James Lee Burke me rassure.
Quelques fois, je passe par des phases où rien de ce que je lis ne me plait. Je parcoure trois pages et repose le livre. C'est terrible ! Dans ces cas-là, le nom - grand ou petit- de l'auteur ne change rien. Il me faut me retrouver en territoire connu au risque de ne pouvoir jamais revenir en littérature.

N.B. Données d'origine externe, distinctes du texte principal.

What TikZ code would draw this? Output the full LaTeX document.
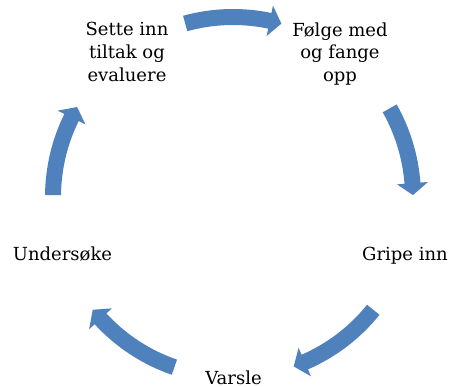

A l'aide d'un treuil, je pioche dans ma mémoire une écriture familière et constate souvent avec désarroi que toutes les places sont prises. Je dois alors chercher ce qui se cache derrière les grands auteurs. Il faut fouiner, contourner
Faulkner et Steinbeck, lire tout Harrison et
McGuane, tout
Toni Morrison, et si l'humeur m'apparaît propice, alors j'ajoute un inédit de
Bukowski ou je relis
John Fante.
Ces périodes sont celles du doute et il ne faut absolument pas que je croise la plume d'un écrivain moins fanatique, un de ceux qui laissent l'histoire recouvrir le sens des mots. J'aime cette littérature-là, mais quand le doute s'installe en moi je la fuis à toutes jambes.
Il me faut du concret, du "longtemps je me suis couché de bonne heure", du "ce matin maman est morte", du "dans un trou vivait un Hobbit" (mais je m'égare). Quand on ne veut plus se faire raconter d'histoire, que la lassitude s'est installée, on se blase et alors on passe à côté de merveilles.
James Lee Burke me rassure.
Même dans le cas de ce recueil de nouvelles, je peux prendre la première phrase de n'importe laquelle, je sais que je vais faire le voyage en sa compagnie. Tenez. " Il disait à tous les jeunes de l'appeler Frank." Une autre : "Quand les bombes sont tombées sur Pearl Harbor, nous habitions une rue calme en cul-de-sac dans une ville proche de la mer, où les palmiers et les chênes verts poussaient côte à côte dans des près qui restaient verdoyants tout au long de l'hiver." Une dernière : "En 1947, Nick Hauser et moi avions deux passions dans la vie : le base-ball et les tournois de yo-yo Cheerio."
Toutes ces phrases inaugurent des nouvelles que je suis sûr de lire alors que je parcoure ces premiers mots. Elles m'appellent, flattent ma curiosité, m'adressent un léger signe de tête qui veut dire "hé mec, si tu venais écouter un bout par ici, ça t'intéresserait à coup sûr !"
Et moi je marche. Burke me redonne le goût de lire et d'entendre. j'ai envie de savoir ce que devient Nick à ce fameux match de boxe, comment Johnny Ace est mort, j'ai envie que Burke me fasse sourire en enveloppant ses histoires dans un écrin de prose réfléchie et intelligente.
J'ignore s'il y a un public pour ce genre de recueils. Ce serait souhaitable. Dans mon cas, les nouvelles de Burke sont des marches qui m'entraînent et me ramènent en littérature les fois où je n'ai plus envie, où la passion s'est enfuie. Rien que pour cela, ça compte.